To use inline caching in your pipeline:

  1. Add the following .gitlab-ci.yml configuration to your project:

    default:
      image: docker:27.4.1-cli
      services:
        - docker:27.4.1-dind
      before_script:
        - docker login -u $CI_REGISTRY_USER -p $CI_REGISTRY_PASSWORD $CI_REGISTRY
    
    variables:
      # Use TLS https://docs.gitlab.com/ci/docker/using_docker_build/#tls-enabled
      DOCKER_HOST: tcp://docker:2376
      DOCKER_TLS_CERTDIR: "/certs"
    
    build:
      stage: build
      script:
        - docker pull $CI_REGISTRY_IMAGE:latest || true
        - docker build --build-arg BUILDKIT_INLINE_CACHE=1 --cache-from $CI_REGISTRY_IMAGE:latest
          --tag $CI_REGISTRY_IMAGE:$CI_COMMIT_SHA --tag $CI_REGISTRY_IMAGE:latest .
        - docker push $CI_REGISTRY_IMAGE:$CI_COMMIT_SHA
        - docker push $CI_REGISTRY_IMAGE:latest

    In the build job script:

    • The first command tries to pull the image from the registry to use as a cache source. Any image used with --cache-from must be pulled with docker pull before it can be used.
    • The second command builds a Docker image using the pulled image as a cache (via --cache-from $CI_REGISTRY_IMAGE:latest), then tags it.
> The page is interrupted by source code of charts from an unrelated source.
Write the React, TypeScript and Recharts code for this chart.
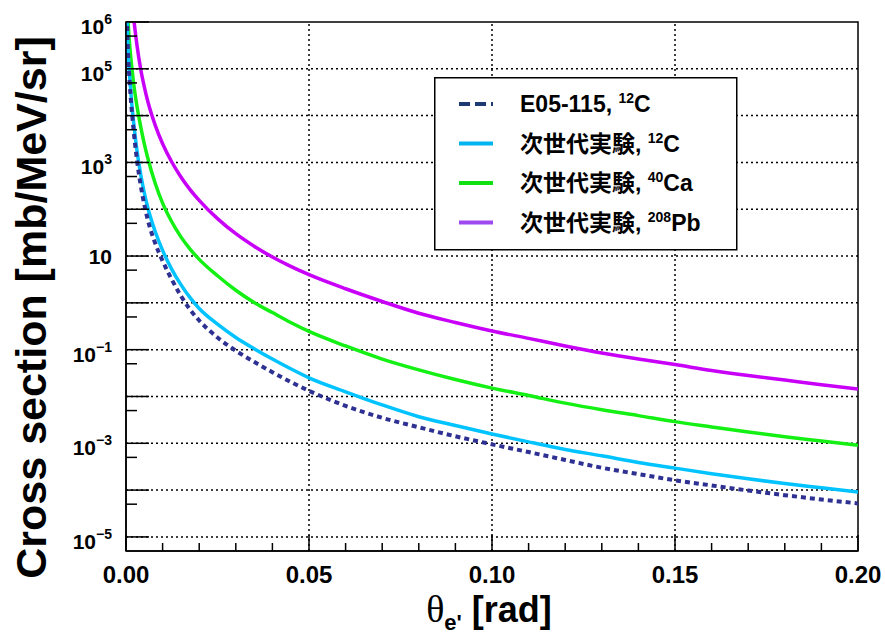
import React from 'react';
import { LineChart, Line, XAxis, YAxis, ReferenceLine, ReferenceArea } from 'recharts';

// scattering angle [rad]
const theta = [
  0.0002, 0.0005, 0.001, 0.0015, 0.002, 0.003, 0.004, 0.005, 0.006, 0.008, 0.01, 0.0125,
  0.015, 0.0175, 0.02, 0.025, 0.03, 0.035, 0.04, 0.045, 0.05, 0.06, 0.07, 0.08,
  0.09, 0.1, 0.11, 0.12, 0.13, 0.14, 0.15, 0.16, 0.17, 0.18, 0.19, 0.2,
];

// cross sections [mb/MeV/sr]
const e05C12 = [
  2e6, 2.8e5, 5.2e4, 1.51e4, 5.6e3, 1.12e3, 331, 126, 57.5, 18.6, 7.9, 3.16,
  1.41, 0.72, 0.42, 0.182, 0.095, 0.055, 0.033, 0.0204, 0.0132, 6.3e-3, 3.5e-3, 2.2e-3,
  1.41e-3, 9.5e-4, 6.5e-4, 4.4e-4, 3.0e-4, 2.2e-4, 1.62e-4, 1.26e-4, 9.8e-5, 7.8e-5, 6.3e-5, 5.2e-5,
];
const nextC12 = [
  2e6, 3.2e5, 7.1e4, 2.1e4, 8.3e3, 1.78e3, 562, 224, 105, 33, 13.2, 5.2,
  2.45, 1.29, 0.76, 0.35, 0.182, 0.105, 0.063, 0.039, 0.025, 0.0126, 6.6e-3, 3.7e-3,
  2.4e-3, 1.58e-3, 1.07e-3, 7.4e-4, 5.4e-4, 3.9e-4, 2.95e-4, 2.24e-4, 1.74e-4, 1.38e-4, 1.12e-4, 9.1e-5,
];
const nextCa40 = [
  4e6, 1.26e6, 3.2e5, 1.26e5, 5.5e4, 1.58e4, 5.9e3, 2.5e3, 1.2e3, 355, 135, 54,
  25.7, 14.1, 8.5, 3.8, 1.86, 1.02, 0.62, 0.38, 0.245, 0.12, 0.063, 0.037,
  0.023, 0.0151, 0.0105, 7.2e-3, 5.2e-3, 3.9e-3, 2.9e-3, 2.24e-3, 1.74e-3, 1.38e-3, 1.12e-3, 9.1e-4,
];
const nextPb208 = [
  2e9, 1e8, 7.9e6, 3.2e6, 1.41e6, 3.2e5, 1e5, 4.1e4, 1.95e4, 6.2e3, 2.5e3, 1.02e3,
  490, 263, 155, 63, 30, 16.2, 9.5, 6.0, 4.0, 2.0, 1.07, 0.6,
  0.38, 0.25, 0.174, 0.12, 0.085, 0.063, 0.048, 0.036, 0.028, 0.0224, 0.0178, 0.0145,
];

const xTicks = [
  0, 0.01, 0.02, 0.03, 0.04, 0.05, 0.06, 0.07, 0.08, 0.09, 0.1,
  0.11, 0.12, 0.13, 0.14, 0.15, 0.16, 0.17, 0.18, 0.19, 0.2,
];
const xGrid = [0.05, 0.1, 0.15];
const yTicks = [
  1e-5, 5e-5, 1e-4, 5e-4, 1e-3, 5e-3, 1e-2, 5e-2, 1e-1, 5e-1, 1, 5,
  10, 50, 100, 500, 1e3, 5e3, 1e4, 5e4, 1e5, 5e5, 1e6,
];
const yGrid = [1e-5, 1e-4, 1e-3, 1e-2, 1e-1, 1, 10, 100, 1e3, 1e4, 1e5];
const yLabelExps = [6, 5, 3, 1, -1, -3, -5];

const legendMain = ['E05-115, ', '次世代実験, ', '次世代実験, ', '次世代実験, '];
const legendSup = ['12', '12', '40', '208'];
const legendElem = ['C', 'C', 'Ca', 'Pb'];

const FONT = '"Liberation Sans", Arial, Helvetica, sans-serif';
const LEGEND_FONT = '"Liberation Sans", Arial, "Noto Sans CJK JP", sans-serif';

const plotColors = ['#2e3192', '#00c3ff', '#14f014', '#c800f8'];
const legendColors = ['#1f3a73', '#00b4f0', '#10e010', '#a048f0'];

const data = theta.map((t, i) => ({
  theta: t,
  e05: e05C12[i],
  c12: nextC12[i],
  ca40: nextCa40[i],
  pb208: nextPb208[i],
}));

const XTick = (props: any) => {
  const { x, y, payload } = props;
  const v = payload.value;
  const major = Math.abs(v * 20 - Math.round(v * 20)) < 1e-6;
  return (
    <g>
      <line x1={x} y1={y} x2={x} y2={y - (major ? 16 : 8)} stroke="#000" strokeWidth={1.5} />
      {major && (
        <text x={x} y={y + 32} textAnchor="middle" fontFamily={FONT} fontWeight="bold" fontSize={24} fill="#000">
          {v.toFixed(2)}
        </text>
      )}
    </g>
  );
};

const YTick = (props: any) => {
  const { x, y, payload } = props;
  const v = payload.value;
  const lg = Math.log10(v);
  const exp = Math.round(lg);
  const major = Math.abs(lg - exp) < 1e-6;
  const labeled = major && yLabelExps.includes(exp);
  return (
    <g>
      <line x1={x} y1={y} x2={x + (major ? 23 : 11)} y2={y} stroke="#000" strokeWidth={1.5} />
      {labeled && (
        <text
          x={x - 14}
          y={y + (exp === 1 ? 8 : 12)}
          textAnchor="end"
          fontFamily={FONT}
          fontWeight="bold"
          fontSize={21}
          fill="#000"
        >
          <tspan>10</tspan>
          {exp !== 1 && (
            <tspan dy={-10} fontSize={14}>
              {exp < 0 ? '\u2212' + String(-exp) : String(exp)}
            </tspan>
          )}
        </text>
      )}
    </g>
  );
};

const XTitle = (props: any) => {
  const { viewBox } = props;
  const cx = viewBox.x + viewBox.width / 2 - 3;
  return (
    <text x={cx} y={viewBox.y + 71} textAnchor="middle" fill="#000">
      <tspan fontFamily='"Liberation Serif", "Times New Roman", serif' fontSize={38}>θ</tspan>
      <tspan fontFamily={FONT} fontWeight="bold" fontSize={22} dy={8}>e'</tspan>
      <tspan fontFamily={FONT} fontWeight="bold" fontSize={36} dy={-8}> [rad]</tspan>
    </text>
  );
};

const YTitle = (props: any) => {
  const { viewBox } = props;
  const cx = viewBox.x + 46;
  const cy = viewBox.y + viewBox.height / 2 + 21;
  return (
    <text
      x={cx}
      y={cy}
      transform={`rotate(-90 ${cx} ${cy})`}
      textAnchor="middle"
      fontFamily={FONT}
      fontWeight="bold"
      fontSize={43}
      fill="#000"
    >
      Cross section [mb/MeV/sr]
    </text>
  );
};

const LegendBox = () => (
  <svg
    width={304}
    height={174}
    style={{ position: 'absolute', left: 434, top: 77 }}
  >
    <rect x={0.75} y={0.75} width={302} height={172} fill="#fff" stroke="#000" strokeWidth={1.5} />
    {legendMain.map((name, i) => {
      const cy = 27 + i * 39.5;
      return (
        <g key={name + i}>
          <line
            x1={25}
            x2={59}
            y1={cy}
            y2={cy}
            stroke={legendColors[i]}
            strokeWidth={4}
            strokeDasharray={i === 0 ? '11 5' : undefined}
          />
          <text x={86} y={cy + 8} fontFamily={LEGEND_FONT} fontWeight="bold" fontSize={23} fill="#000">
            <tspan>{name}</tspan>
            <tspan fontSize={14} dy={-9}>{legendSup[i]}</tspan>
            <tspan dy={9}>{legendElem[i]}</tspan>
          </text>
        </g>
      );
    })}
  </svg>
);

export default function App() {
  return (
    <div style={{ position: 'absolute', left: 0, top: 0, width: 885, height: 634, background: '#fff' }}>
      <LineChart width={885} height={634} data={data} margin={{ top: 22, right: 27, bottom: 0, left: 0 }}>
        <XAxis
          dataKey="theta"
          type="number"
          domain={[0, 0.2]}
          allowDataOverflow
          ticks={xTicks}
          interval={0}
          tick={<XTick />}
          tickLine={false}
          tickSize={0}
          tickMargin={0}
          height={83}
          axisLine={{ stroke: '#000', strokeWidth: 1.5 }}
          label={<XTitle />}
        />
        <YAxis
          type="number"
          scale="log"
          domain={[5e-6, 1e6]}
          allowDataOverflow
          ticks={yTicks}
          interval={0}
          tick={<YTick />}
          tickLine={false}
          tickSize={0}
          tickMargin={0}
          width={126}
          axisLine={{ stroke: '#000', strokeWidth: 1.5 }}
          label={<YTitle />}
        />
        {xGrid.map((v) => (
          <ReferenceLine key={'x' + v} x={v} stroke="#000" strokeWidth={1.5} strokeDasharray="2 3" />
        ))}
        {yGrid.map((v) => (
          <ReferenceLine key={'y' + v} y={v} stroke="#000" strokeWidth={1.5} strokeDasharray="2 3" />
        ))}
        <ReferenceArea x1={0} x2={0.2} y1={5e-6} y2={1e6} fill="none" stroke="#000" strokeWidth={1.5} />
        <Line type="monotone" dataKey="pb208" stroke={plotColors[3]} strokeWidth={3.5} dot={false} isAnimationActive={false} />
        <Line type="monotone" dataKey="ca40" stroke={plotColors[2]} strokeWidth={3.5} dot={false} isAnimationActive={false} />
        <Line type="monotone" dataKey="c12" stroke={plotColors[1]} strokeWidth={3.5} dot={false} isAnimationActive={false} />
        <Line
          type="monotone"
          dataKey="e05"
          stroke={plotColors[0]}
          strokeWidth={4}
          strokeDasharray="5 4"
          dot={false}
          isAnimationActive={false}
        />
      </LineChart>
      <LegendBox />
    </div>
  );
}
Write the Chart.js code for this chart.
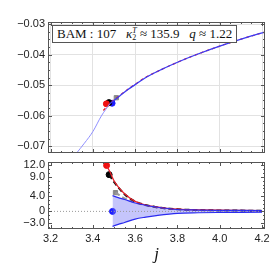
<!DOCTYPE html>
<html>
<head>
<meta charset="utf-8">
<script src="https://cdn.jsdelivr.net/npm/chart.js@4/dist/chart.umd.min.js"></script>
<style>
  body { margin: 0; background: #fff; width: 270px; height: 274px; overflow: hidden; position: relative; }
  #topBox { position: absolute; left: 0; top: 0; width: 270px; height: 158px; }
  #botBox { position: absolute; left: 0; top: 157px; width: 270px; height: 117px; }
  #info {
    position: absolute; left: 52px; top: 25px; height: 16px; padding: 0 4px;
    border: 1px solid #555; background: #fff; white-space: nowrap;
    font-family: "Liberation Serif", "DejaVu Serif", serif; font-size: 13px; line-height: 16px; color: #111;
  }
  #info i { font-style: italic; }
  .stk { display: inline-block; vertical-align: middle; font-size: 8px; line-height: 7px; text-align: left; margin-top: -3px; }
</style>
</head>
<body>
<div id="topBox"><canvas id="topChart"></canvas></div>
<div id="botBox"><canvas id="botChart"></canvas></div>
<div id="info">BAM : 107 &nbsp;&nbsp;<i>κ</i><span class="stk"><i>T</i><br>2</span> ≈ 135.9 &nbsp;&nbsp;<i>q</i> ≈ 1.22</div>
<script>
// shared x range
const xMin = 3.188, xMax = 4.214;
const xTicks = [3.2, 3.4, 3.6, 3.8, 4.0, 4.2];

// top panel: waveform quantity vs j
const yTopTicks = [-0.07, -0.06, -0.05, -0.04, -0.03];
const jLow = [3.32, 3.36, 3.40, 3.44, 3.48];
const blueLow = [-0.0725, -0.0690, -0.0652, -0.0601, -0.0561];
const jBlue = [3.48, 3.527, 3.566, 3.60, 3.645, 3.723, 3.82, 3.90, 4.00, 4.12, 4.214];
const blueTop = [-0.0561, -0.0535, -0.0514, -0.0498, -0.0477, -0.0449, -0.0419, -0.0397, -0.0372, -0.0345, -0.0326];
const jRedTop = [3.45, 3.48, 3.527, 3.566, 3.60, 3.645, 3.723, 3.82, 3.90, 4.00, 4.12, 4.214];
const redTop = [-0.0583, -0.0560, -0.0534, -0.0513, -0.0497, -0.0476, -0.0449, -0.0419, -0.0397, -0.0372, -0.0345, -0.0326];
const topPoints = {
  red: [3.464, -0.0561],
  black: [3.476, -0.0557],
  blue: [3.491, -0.0559],
  gray: [3.511, -0.0541]
};

// bottom panel: relative difference
const yBotTicks = [-3, 0, 4, 9, 12];
const jRed = [3.465, 3.48, 3.50, 3.52, 3.55, 3.60, 3.65, 3.70, 3.75, 3.80, 3.90, 4.00, 4.10, 4.20];
const redVals = [12.0, 10.4, 8.0, 6.4, 4.6, 2.6, 1.65, 1.15, 0.8, 0.6, 0.4, 0.3, 0.25, 0.2];
const jBlack = [3.477, 3.50, 3.55, 3.60, 3.70, 3.80, 3.90, 4.00, 4.10, 4.20];
const blackVals = [9.6, 7.7, 4.5, 2.6, 1.1, 0.55, 0.35, 0.25, 0.2, 0.15];
const jGray = [3.507, 3.55, 3.60, 3.65, 3.70, 3.80];
const grayVals = [4.9, 3.4, 2.3, 1.6, 1.1, 0.55];
const jErr = [3.493, 3.52, 3.55, 3.60, 3.65, 3.70, 3.80, 3.90, 4.00, 4.10, 4.20];
const errUp = [4.1, 3.6, 3.1, 2.2, 1.6, 1.15, 0.5, 0.35, 0.28, 0.24, 0.2];
const errDown = [-3.9, -3.4, -2.9, -2.0, -1.5, -1.1, -0.5, -0.35, -0.28, -0.24, -0.2];
const botPoints = {
  red: [3.465, 12.0],
  black: [3.477, 9.6],
  gray: [3.507, 4.9],
  blue: [3.493, 0]
};

const pairs = (xs, ys) => xs.map((x, i) => ({ x: x, y: ys[i] }));
const minus = s => String(s).replace('-', '\u2212');

// frame with inward ticks, Mathematica style
const framePlugin = {
  id: 'frame',
  afterDraw(chart) {
    const { ctx, chartArea: a, scales } = chart;
    ctx.save();
    ctx.strokeStyle = '#555';
    ctx.lineWidth = 1;
    ctx.strokeRect(a.left + 0.5, a.top + 0.5, a.right - a.left - 1, a.bottom - a.top - 1);
    ctx.beginPath();
    for (let v = 3.2; v <= 4.2001; v += 0.05) {
      const px = Math.round(scales.x.getPixelForValue(v)) + 0.5;
      const major = Math.abs(v * 5 - Math.round(v * 5)) < 1e-6;
      const len = major ? 4 : 2;
      ctx.moveTo(px, a.bottom); ctx.lineTo(px, a.bottom - len);
      ctx.moveTo(px, a.top); ctx.lineTo(px, a.top + len);
    }
    const ys = scales.y;
    const step = chart.options.minorStep;
    for (let v = Math.ceil(ys.min / step) * step; v <= ys.max; v += step) {
      const py = Math.round(ys.getPixelForValue(v)) + 0.5;
      const major = chart.options.majors.some(m => Math.abs(m - v) < step / 10);
      const len = major ? 4 : 2;
      ctx.moveTo(a.left, py); ctx.lineTo(a.left + len, py);
      ctx.moveTo(a.right, py); ctx.lineTo(a.right - len, py);
    }
    ctx.stroke();
    ctx.restore();
  }
};

// stop Chart.js from shrinking the plot area to fit edge labels
const noPad = s => { s.paddingTop = 0; s.paddingBottom = 0; s.paddingLeft = 0; s.paddingRight = 0; };

const tickFont = { family: '"Liberation Sans", Arial, sans-serif', size: 11 };
const smooth = { cubicInterpolationMode: 'monotone', pointRadius: 0 };

function pointSet(p, color, style) {
  return {
    data: [{ x: p[0], y: p[1] }],
    showLine: false,
    pointRadius: 3,
    pointStyle: style || 'circle',
    pointBackgroundColor: color,
    pointBorderColor: color
  };
}

new Chart(document.getElementById('topChart'), {
  type: 'line',
  data: {
    datasets: [
      { ...smooth, data: pairs(jLow, blueLow), borderColor: '#8f8fff', borderWidth: 1 },
      { ...smooth, data: pairs(jBlue, blueTop), borderColor: '#3a3af5', borderWidth: 1.3 },
      { ...smooth, data: pairs(jRedTop, redTop), borderColor: '#e8202a', borderWidth: 1.3, borderDash: [3, 3] },
      pointSet(topPoints.gray, '#888', 'rect'),
      pointSet(topPoints.red, '#f01010'),
      pointSet(topPoints.black, '#000'),
      pointSet(topPoints.blue, '#1a1aff')
    ]
  },
  options: {
    responsive: true,
    maintainAspectRatio: false,
    animation: false,
    minorStep: 0.0025,
    majors: yTopTicks,
    layout: { padding: { top: 22, right: 4, bottom: 1, left: 0 } },
    plugins: { legend: { display: false }, tooltip: { enabled: false } },
    scales: {
      x: {
        type: 'linear', min: xMin, max: xMax,
        afterBuildTicks: s => { s.ticks = xTicks.map(v => ({ value: v })); },
        afterFit: s => { s.height = 0; noPad(s); },
        ticks: { display: false },
        grid: { color: '#e2e2e2', drawTicks: false },
        border: { display: false }
      },
      y: {
        min: -0.0722, max: -0.0293,
        afterBuildTicks: s => { s.ticks = yTopTicks.map(v => ({ value: v })); },
        afterFit: s => { s.width = 48; noPad(s); },
        ticks: { font: tickFont, color: '#222', padding: 3, autoSkip: false, callback: v => minus(v.toFixed(2)) },
        grid: { color: '#e2e2e2', drawTicks: false },
        border: { display: false }
      }
    }
  },
  plugins: [framePlugin]
});

new Chart(document.getElementById('botChart'), {
  type: 'line',
  data: {
    datasets: [
      { data: [{ x: xMin, y: 0 }, { x: xMax, y: 0 }], borderColor: '#999', borderWidth: 1, borderDash: [1, 2], pointRadius: 0 },
      { ...smooth, data: pairs(jErr, errDown), borderColor: '#2b2bf0', borderWidth: 1.2, fill: false },
      { ...smooth, data: pairs(jErr, errUp), borderColor: '#2b2bf0', borderWidth: 1.2, fill: '-1', backgroundColor: 'rgba(110,110,245,0.4)' },
      { ...smooth, data: pairs(jRed, redVals), borderColor: '#e8202a', borderWidth: 1.3 },
      { ...smooth, data: pairs(jBlack, blackVals), borderColor: '#111', borderWidth: 2, borderDash: [5, 3] },
      { ...smooth, data: pairs(jGray, grayVals), borderColor: '#999', borderWidth: 2, borderDash: [5, 3] },
      pointSet(botPoints.red, '#f01010'),
      pointSet(botPoints.black, '#000'),
      pointSet(botPoints.gray, '#888', 'rect'),
      pointSet(botPoints.blue, '#1a1aff')
    ]
  },
  options: {
    responsive: true,
    maintainAspectRatio: false,
    animation: false,
    minorStep: 1,
    majors: yBotTicks,
    layout: { padding: { top: 0, right: 4, bottom: 0, left: 0 } },
    plugins: { legend: { display: false }, tooltip: { enabled: false } },
    scales: {
      x: {
        type: 'linear', min: xMin, max: xMax,
        afterBuildTicks: s => { s.ticks = xTicks.map(v => ({ value: v })); },
        afterFit: s => { s.height = 45; noPad(s); },
        ticks: { font: tickFont, color: '#222', padding: 3, maxRotation: 0, autoSkip: false, callback: v => v.toFixed(1) },
        grid: { display: false, drawTicks: false },
        border: { display: false },
        title: { display: true, text: 'j', padding: { top: 0, bottom: 9 },
                 font: { family: '"Liberation Serif", "DejaVu Serif", serif', size: 17, style: 'italic' }, color: '#111' }
      },
      y: {
        min: -4.6, max: 12.9,
        afterBuildTicks: s => { s.ticks = yBotTicks.map(v => ({ value: v })); },
        afterFit: s => { s.width = 48; noPad(s); },
        ticks: { font: tickFont, color: '#222', padding: 3, autoSkip: false, callback: v => v === 0 ? '0' : minus(v.toFixed(1)) },
        grid: { display: false, drawTicks: false },
        border: { display: false }
      }
    }
  },
  plugins: [framePlugin]
});
</script>
</body>
</html>
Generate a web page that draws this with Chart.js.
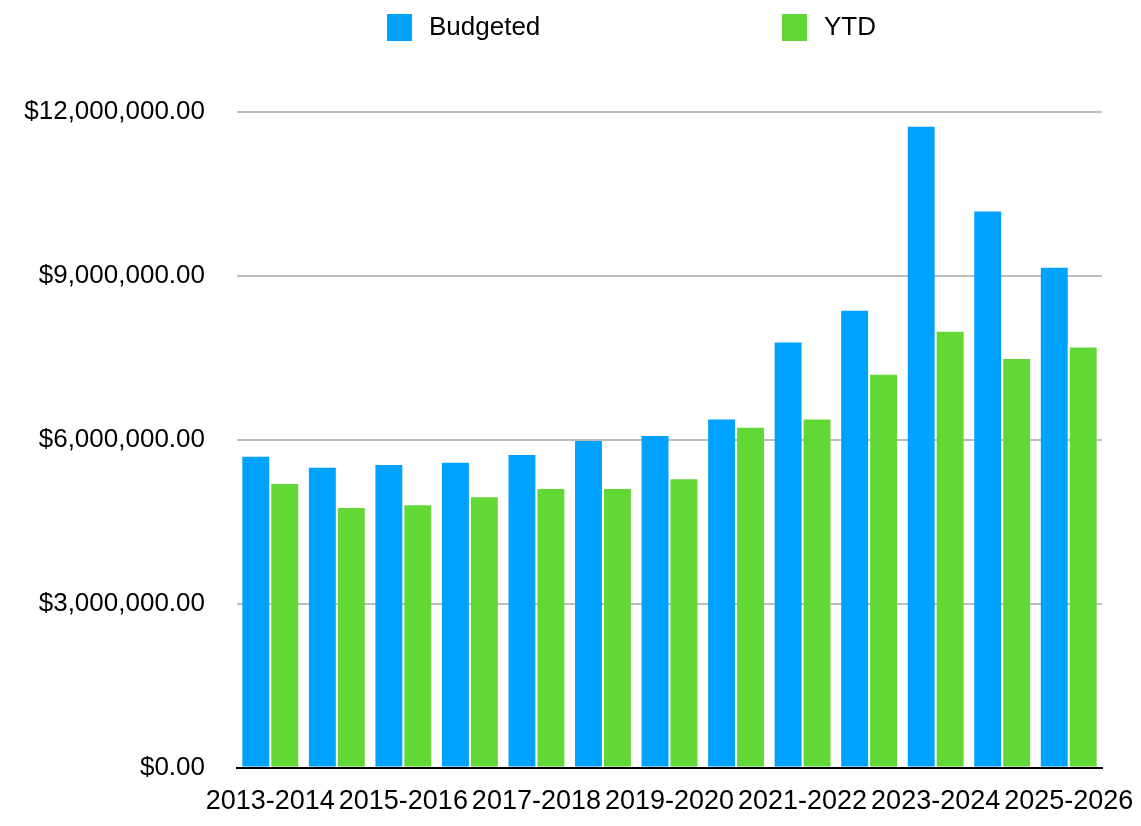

The --build-arg BUILDKIT_INLINE_CACHE=1 flag embeds the build cache into the image.
    • The last two commands push both tagged images to the container registry so they can be used as cache in future builds.

Use registry caching

Use the registry cache backend with docker buildx build to store build cache in a dedicated cache image, separate from your application image. This scales better than inline caching for multi-stage builds and complex build flows. For more information, see cache backend options.

To use registry caching in your pipeline:

  1. Add the following .gitlab-ci.yml configuration to your project:

    default:
      image: docker:27.4.1-cli
      services:
        - docker:27.4.1-dind
      before_script:
        - docker login -u $CI_REGISTRY_USER -p $CI_REGISTRY_PASSWORD $CI_REGISTRY
    
    variables:
      # Use TLS https://docs.gitlab.com/ci/docker/using_docker_build/#tls-enabled
      DOCKER_HOST: tcp://docker:2376
      DOCKER_TLS_CERTDIR: "/certs"
    
    build:
      stage: build
      script:
        - docker context create my-builder
        - docker buildx create my-builder --driver docker-container --use
        - docker buildx build --push -t $CI_REGISTRY_IMAGE:$CI_COMMIT_SHA
          --cache-to type=registry,ref=$CI_REGISTRY_IMAGE/cache-image,mode=max
          --cache-from type=registry,ref=$CI_REGISTRY_IMAGE/cache-image .

    In the build job script:

    • The first two commands create and configure the docker-container BuildKit driver, which supports the registry cache backend.
    • The third command builds and pushes the Docker image. It reads from a dedicated cache image with --cache-from, and updates it with --cache-to. The max mode caches all intermediate layers.